The board of the French bank Societe Generale has decided to keep chairman Daniel Bouton in his post despite increasing pressure for his resignation following a $7 billion trading scandal at the institution.
The board of directors announced the unanimous decision after crisis talks Wednesday. The board had called the meeting to discuss a strategy to avoid further upheaval that could lead to a hostile takeover of the bank.
Bouton offered to step down last week after the bank announced it had uncovered the trading scandal. But the board rejected his resignation, asking him to lead the bank out of the current turmoil.
The board today also announced it will set up an independent committee to investigate the losses blamed on young trader Jerome Kerviel.
The trader has accused his bosses at Societe Generale of turning a blind eye to his fraudulent activities.
French prosecutors Monday placed Kerviel under formal investigation after he admitted faking successful trades to cover $7 billion in losses from bad trades at Societe Generale.

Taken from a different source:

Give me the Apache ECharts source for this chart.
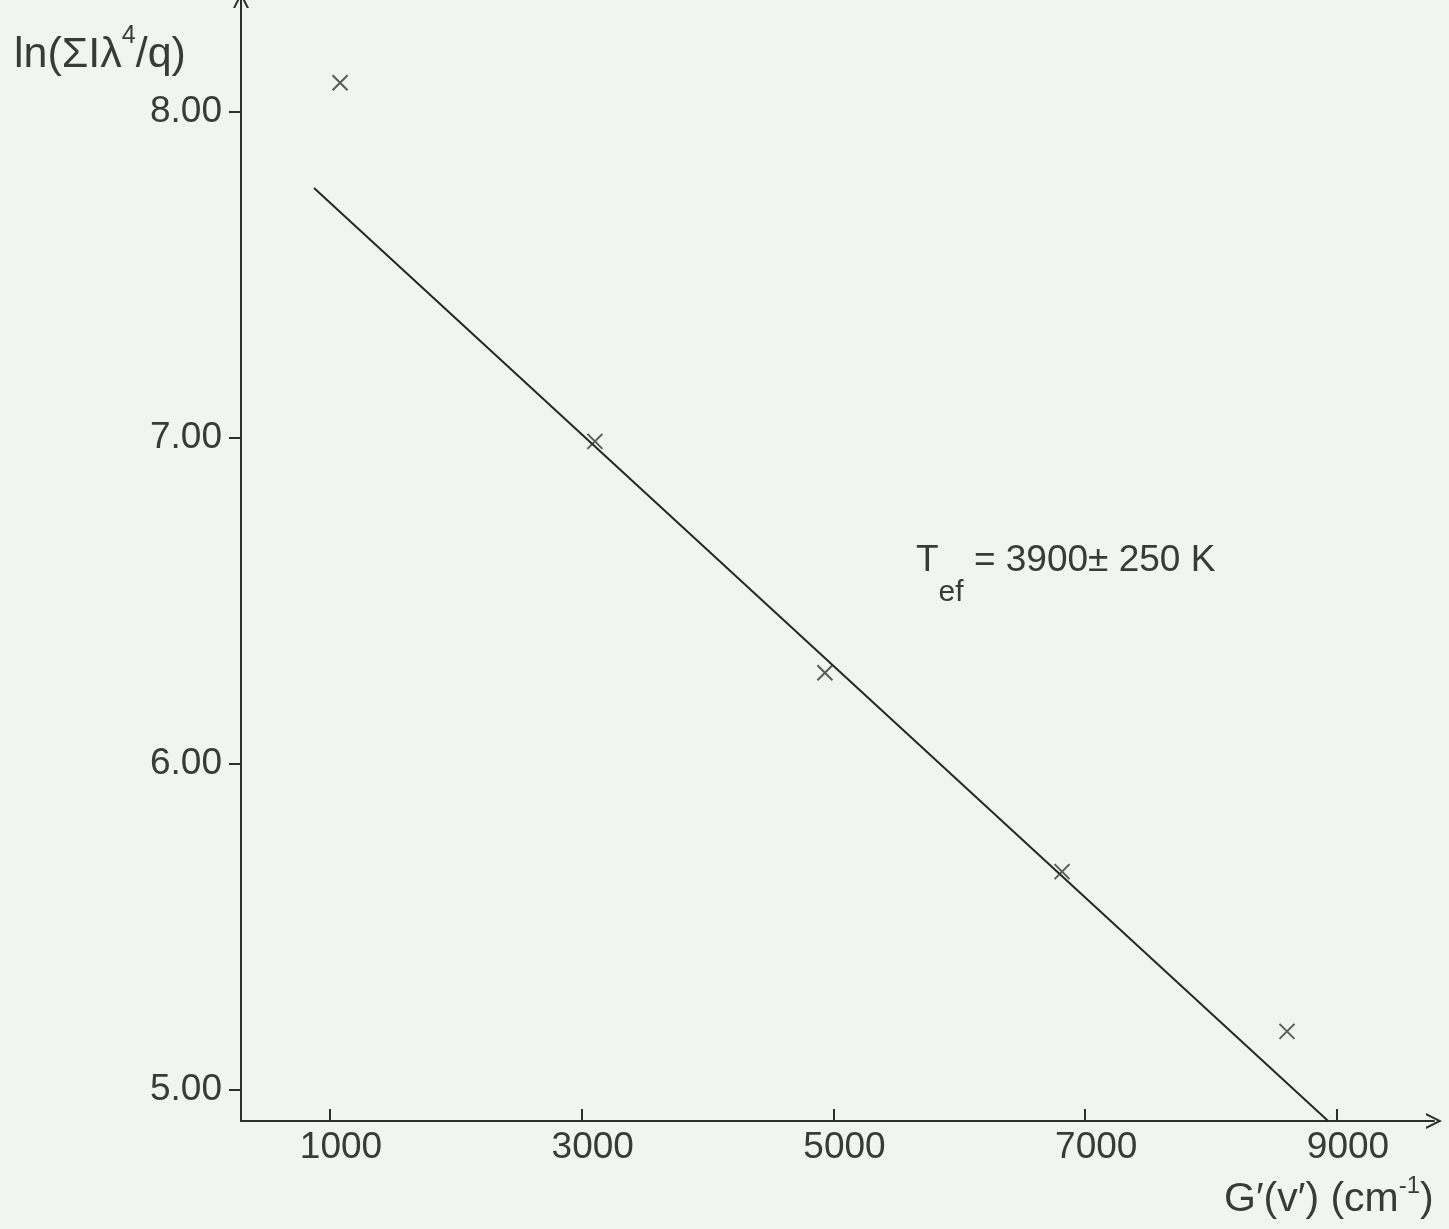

Officials from the Paris prosecutor's office confirm Kerviel told police he cannot believe managers were unaware of what he was doing. He said it is impossible to generate such huge profits with the small amount of money he was allowed to handle.
The bank has fired Kerviel and several supervisors. It is not yet clear if he will be formally charged.
Some information for this report was provided by AFP, AP and Reuters.